Copy out the material below in full, but not its images.

======== Dataset section

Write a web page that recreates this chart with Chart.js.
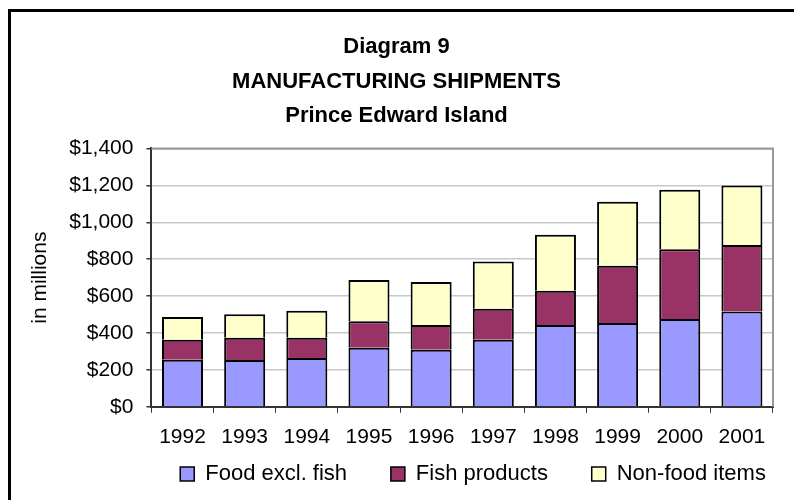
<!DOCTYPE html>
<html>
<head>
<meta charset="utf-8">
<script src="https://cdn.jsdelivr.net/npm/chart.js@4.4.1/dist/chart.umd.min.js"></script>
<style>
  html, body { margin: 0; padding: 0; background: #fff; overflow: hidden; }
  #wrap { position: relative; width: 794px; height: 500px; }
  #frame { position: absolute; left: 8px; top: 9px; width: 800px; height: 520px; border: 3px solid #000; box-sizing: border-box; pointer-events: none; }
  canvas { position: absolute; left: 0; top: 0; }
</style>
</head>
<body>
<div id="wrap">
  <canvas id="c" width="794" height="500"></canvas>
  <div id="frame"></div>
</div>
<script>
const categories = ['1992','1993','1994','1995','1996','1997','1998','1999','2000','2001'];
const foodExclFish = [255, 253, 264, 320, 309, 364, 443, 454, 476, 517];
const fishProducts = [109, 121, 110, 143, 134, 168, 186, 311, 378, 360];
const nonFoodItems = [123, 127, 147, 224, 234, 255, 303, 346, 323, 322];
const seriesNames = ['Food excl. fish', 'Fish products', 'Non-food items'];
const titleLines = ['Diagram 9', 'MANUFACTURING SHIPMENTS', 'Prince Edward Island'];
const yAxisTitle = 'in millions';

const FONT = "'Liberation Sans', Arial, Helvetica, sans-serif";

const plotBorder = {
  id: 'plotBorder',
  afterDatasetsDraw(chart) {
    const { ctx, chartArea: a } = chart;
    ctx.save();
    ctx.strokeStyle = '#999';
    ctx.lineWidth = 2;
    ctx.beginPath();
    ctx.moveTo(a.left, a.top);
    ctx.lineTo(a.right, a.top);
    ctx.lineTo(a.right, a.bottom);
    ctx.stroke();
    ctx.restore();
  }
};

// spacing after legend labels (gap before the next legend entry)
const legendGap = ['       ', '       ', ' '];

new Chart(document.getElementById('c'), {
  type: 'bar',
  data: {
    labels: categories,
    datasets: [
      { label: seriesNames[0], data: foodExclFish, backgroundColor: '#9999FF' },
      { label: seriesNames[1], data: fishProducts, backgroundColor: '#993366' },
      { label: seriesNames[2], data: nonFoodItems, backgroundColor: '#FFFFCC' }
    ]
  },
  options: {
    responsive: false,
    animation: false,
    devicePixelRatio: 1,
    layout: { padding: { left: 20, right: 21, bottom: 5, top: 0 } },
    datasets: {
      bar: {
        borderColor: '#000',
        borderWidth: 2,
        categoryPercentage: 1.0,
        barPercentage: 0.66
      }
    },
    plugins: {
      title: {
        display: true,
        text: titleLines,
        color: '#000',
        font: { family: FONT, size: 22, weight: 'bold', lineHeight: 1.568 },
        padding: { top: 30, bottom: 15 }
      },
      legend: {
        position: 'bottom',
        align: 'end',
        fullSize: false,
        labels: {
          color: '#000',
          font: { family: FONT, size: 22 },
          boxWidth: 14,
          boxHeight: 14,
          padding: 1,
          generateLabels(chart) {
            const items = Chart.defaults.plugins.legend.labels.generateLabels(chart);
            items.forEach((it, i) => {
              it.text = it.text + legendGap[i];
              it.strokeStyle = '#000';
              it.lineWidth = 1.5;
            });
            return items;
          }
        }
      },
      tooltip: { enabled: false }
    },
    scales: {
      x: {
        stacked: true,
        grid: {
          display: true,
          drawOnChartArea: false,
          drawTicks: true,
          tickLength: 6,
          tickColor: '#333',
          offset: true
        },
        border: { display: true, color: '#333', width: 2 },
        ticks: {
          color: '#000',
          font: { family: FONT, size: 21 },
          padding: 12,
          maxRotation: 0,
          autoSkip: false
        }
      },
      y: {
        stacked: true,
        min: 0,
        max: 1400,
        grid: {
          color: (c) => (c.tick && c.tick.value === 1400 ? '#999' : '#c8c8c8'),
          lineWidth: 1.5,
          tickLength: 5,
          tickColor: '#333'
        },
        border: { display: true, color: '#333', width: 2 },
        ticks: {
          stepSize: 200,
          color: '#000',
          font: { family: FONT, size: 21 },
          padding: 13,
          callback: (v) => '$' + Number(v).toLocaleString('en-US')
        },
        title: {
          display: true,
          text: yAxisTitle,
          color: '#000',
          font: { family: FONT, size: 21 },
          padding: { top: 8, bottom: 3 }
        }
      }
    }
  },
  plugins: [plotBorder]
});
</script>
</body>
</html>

================

* _Exercise output_
Write a web page that recreates this chart with Chart.js.
<!DOCTYPE html>
<html>
<head>
<meta charset="utf-8">
<script src="https://cdn.jsdelivr.net/npm/chart.js@4.4.1/dist/chart.umd.min.js"></script>
<style>
  html, body { margin: 0; padding: 0; background: #fff; overflow: hidden; }
  #wrap { position: relative; width: 794px; height: 500px; }
  #frame { position: absolute; left: 8px; top: 9px; width: 800px; height: 520px; border: 3px solid #000; box-sizing: border-box; pointer-events: none; }
  canvas { position: absolute; left: 0; top: 0; }
</style>
</head>
<body>
<div id="wrap">
  <canvas id="c" width="794" height="500"></canvas>
  <div id="frame"></div>
</div>
<script>
const categories = ['1992','1993','1994','1995','1996','1997','1998','1999','2000','2001'];
const foodExclFish = [255, 253, 264, 320, 309, 364, 443, 454, 476, 517];
const fishProducts = [109, 121, 110, 143, 134, 168, 186, 311, 378, 360];
const nonFoodItems = [123, 127, 147, 224, 234, 255, 303, 346, 323, 322];
const seriesNames = ['Food excl. fish', 'Fish products', 'Non-food items'];
const titleLines = ['Diagram 9', 'MANUFACTURING SHIPMENTS', 'Prince Edward Island'];
const yAxisTitle = 'in millions';

const FONT = "'Liberation Sans', Arial, Helvetica, sans-serif";

const plotBorder = {
  id: 'plotBorder',
  afterDatasetsDraw(chart) {
    const { ctx, chartArea: a } = chart;
    ctx.save();
    ctx.strokeStyle = '#999';
    ctx.lineWidth = 2;
    ctx.beginPath();
    ctx.moveTo(a.left, a.top);
    ctx.lineTo(a.right, a.top);
    ctx.lineTo(a.right, a.bottom);
    ctx.stroke();
    ctx.restore();
  }
};

// spacing after legend labels (gap before the next legend entry)
const legendGap = ['       ', '       ', ' '];

new Chart(document.getElementById('c'), {
  type: 'bar',
  data: {
    labels: categories,
    datasets: [
      { label: seriesNames[0], data: foodExclFish, backgroundColor: '#9999FF' },
      { label: seriesNames[1], data: fishProducts, backgroundColor: '#993366' },
      { label: seriesNames[2], data: nonFoodItems, backgroundColor: '#FFFFCC' }
    ]
  },
  options: {
    responsive: false,
    animation: false,
    devicePixelRatio: 1,
    layout: { padding: { left: 20, right: 21, bottom: 5, top: 0 } },
    datasets: {
      bar: {
        borderColor: '#000',
        borderWidth: 2,
        categoryPercentage: 1.0,
        barPercentage: 0.66
      }
    },
    plugins: {
      title: {
        display: true,
        text: titleLines,
        color: '#000',
        font: { family: FONT, size: 22, weight: 'bold', lineHeight: 1.568 },
        padding: { top: 30, bottom: 15 }
      },
      legend: {
        position: 'bottom',
        align: 'end',
        fullSize: false,
        labels: {
          color: '#000',
          font: { family: FONT, size: 22 },
          boxWidth: 14,
          boxHeight: 14,
          padding: 1,
          generateLabels(chart) {
            const items = Chart.defaults.plugins.legend.labels.generateLabels(chart);
            items.forEach((it, i) => {
              it.text = it.text + legendGap[i];
              it.strokeStyle = '#000';
              it.lineWidth = 1.5;
            });
            return items;
          }
        }
      },
      tooltip: { enabled: false }
    },
    scales: {
      x: {
        stacked: true,
        grid: {
          display: true,
          drawOnChartArea: false,
          drawTicks: true,
          tickLength: 6,
          tickColor: '#333',
          offset: true
        },
        border: { display: true, color: '#333', width: 2 },
        ticks: {
          color: '#000',
          font: { family: FONT, size: 21 },
          padding: 12,
          maxRotation: 0,
          autoSkip: false
        }
      },
      y: {
        stacked: true,
        min: 0,
        max: 1400,
        grid: {
          color: (c) => (c.tick && c.tick.value === 1400 ? '#999' : '#c8c8c8'),
          lineWidth: 1.5,
          tickLength: 5,
          tickColor: '#333'
        },
        border: { display: true, color: '#333', width: 2 },
        ticks: {
          stepSize: 200,
          color: '#000',
          font: { family: FONT, size: 21 },
          padding: 13,
          callback: (v) => '$' + Number(v).toLocaleString('en-US')
        },
        title: {
          display: true,
          text: yAxisTitle,
          color: '#000',
          font: { family: FONT, size: 21 },
          padding: { top: 8, bottom: 3 }
        }
      }
    }
  },
  plugins: [plotBorder]
});
</script>
</body>
</html>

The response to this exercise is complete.